The U.S. Court of Appeals for the Fifth Circuit has a reputation for being hostile to employment law claims. But according to Texas Lawyer, three cases over the summer indicate that the reputation may be undeserved.
The first, fittingly enough, concerned the reputation of a Houston police officer. In Zamora v. City of Houston, Christopher Zamora claimed that his support of a fellow officer’s discrimination claim resulted in retaliation in violation of Title VII. Zamora received a 10-day suspension for alleged dishonesty during the investigation. Although an arbitrator overturned the suspension, Zamora’s superiors allegedly continued to publicly question his honestly. Initially, a jury agreed with Zamora. The city appealed, noting that Zamora’s promotion to sergeant, multiple commendations, and selection for a prestigious training program proved that it did not retaliate. The Fifth Circuit disagreed, noting that a damaged reputation continues to harm an employee even after exoneration, especially when two superiors express doubts about the employee. Zamora’s present job success does not guarantee that his reputation will not limit future success. The court upheld the discrimination claim.

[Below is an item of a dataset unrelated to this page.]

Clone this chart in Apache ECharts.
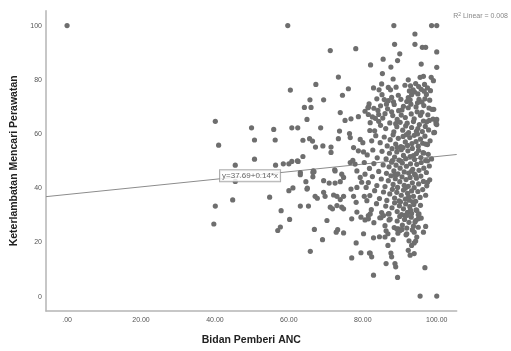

In the second case, a teacher, Mary Alice Stennet, sued Tupelo Public School District for age discrimination. Stennet, who taught for 38 years, held several degrees in education, and had experience both as a teacher and administrator, lost her job at an experimental school in a public school district when the district outsourced the school to a private contractor. Not satisfied with the contractor, the district again took over the school and invited all former teachers to reapply. The four oldest teachers, including Stennet, were not rehired. Stennet was the only former administrator not rehired. She applied for seven open positions, all of which went to younger, less experienced people.
A trial court issued a summary judgment in favor of the school district, which the Fifth Circuit overruled. The court found that Stennet’s qualifications, which were exemplary and directly relevant to the positions for which she applied, were strong enough to create a question as to whether she was discriminated against. Concluding that a rational jury could conclude that the district’s reasons for not hiring Stennet were suspect, the court ruled that Stennet gets a jury trial.
In Burton v. Freescale Semiconductor, Nicole Burton alleged that she was terminated in violation of the Americans with Disabilities Act (ADA). Burton claimed that she had chest pains and heart palpitations caused by fumes from a microchip platform break. A trial court issued a summary judgment in favor of the defendants, whom they believed presented legitimate reasons for Burton’s firing. The Fifth Circuit, after examining the evidence, found otherwise, upholding the decision to toss out a claim for retaliatory termination but reversing the ADA judgment for the defendants. The court stated that the employer had not written up Burton for poor performance, nor had it given evidence of counseling. In addition, the Fifth Circuit panel found evidence that the employer gave reasons for the termination that were unknown until after the fact. As a result, Burton will have her day in trial court after all.
While three decisions in favor of employees cannot be construed as an ideological shift from the Fifth Circuit, these rulings do indicate that the court isn’t as arbitrary as some think.